System 1—Our Instinctive Defense

Every day we use System1 to make numerous decisions or predictions on how the world works. When walking across the street we scan the environment to identify risks and estimate if it safe to proceed. These are all predictions that happen automatically using System 1. We aren’t born with this knowledge—we learn it via trial and error and operationalize these models into production.

When asked about how we make these decisions, we often don’t know how to explain how we make decisions, but we trust them implicitly because we have learned they work.  Only when these models or heuristics fail too frequently are we forced into using System 2 to develop an alternative approach.

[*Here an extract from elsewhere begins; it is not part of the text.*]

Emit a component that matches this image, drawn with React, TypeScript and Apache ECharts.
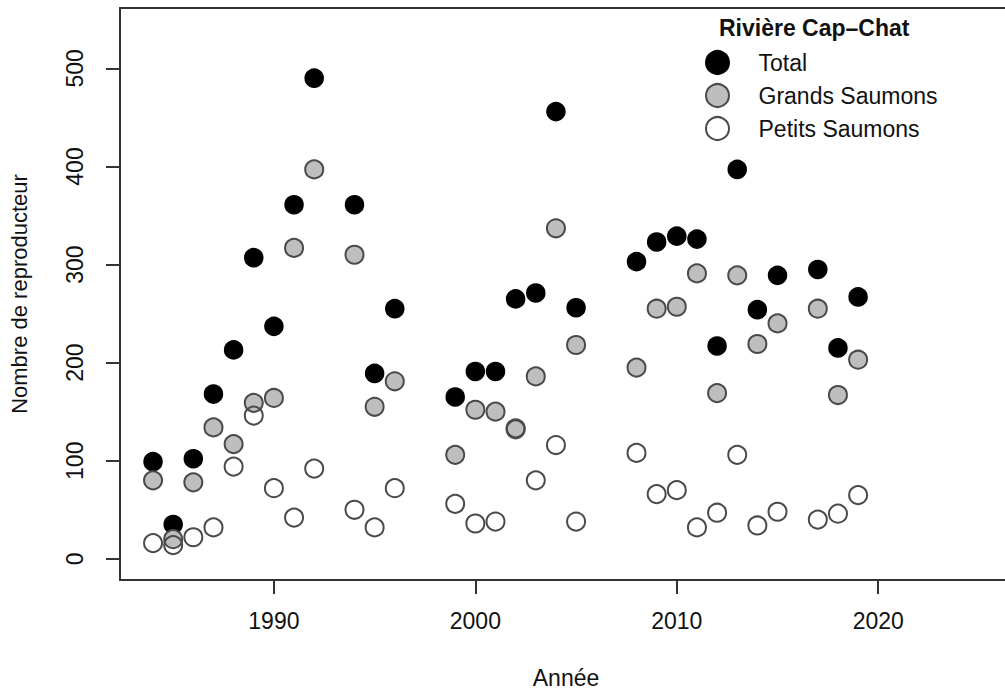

System 2—Our Deliberate Defense

System 2 requires effort to make sense of the “data” we encounter in our life. The models that we derive from System 2 require statistical inference and data.  When we are smart enough, collect enough data, and use a scientific approach to inference, some of us are able to derive “first principle knowledge.”

For example, before the seventeenth century, we had beliefs about how the solar system worked—some of which postulated that gods pushed the planets across the sky. While we had no proof, this belief could explain in a naïve way how the solar system appeared to work. Eventually the work of astronomers led to Kepler’s law which allowed for repeatable predictions. Kepler’s law led to Newton to come up with the law of gravity, which is perhaps our most important example of First Principal Knowledge. So the process of moving from System 1 to System 2 starts with Beliefs, moves to Empirical insight, and (if we are lucky and smart enough) we uncover First Principal Knowledge.

Overcoming the Flaws in the Systems

Kahneman and Tversky’s research showed that both systems are flawed. System 1 works but is subject to numerous biases which cause us to make mistakes. System 2 is also flawed because, in general, humans are poor at statistical inference.  Apparently the best way to overcome these shortcomings inherent in how we learn is to develop reuseable programs that will learn for us. Enter the age of machine learning.



What Has Changed?

The information age has forever changed our world because we now double the amount of data from which to derive knowledge every two years. The combination of sensors, Big Data management techniques, and machine learning has empowered us in a unique way.

As the explosion of data continues to accelerate, it’s too much to deal with for traditional approaches to knowledge discovery.  The amount of data we have available to us is really too much for us to use traditional approach of generating hypothesizes, running experiments, collecting and analyzing data. The scientific method will need machine learning to help us conduct the experiments to uncover new First Principal Knowledge.

In short, machine learning is going to simplify and improve how we use System 2. Buckle up. It is going to be an epic ride.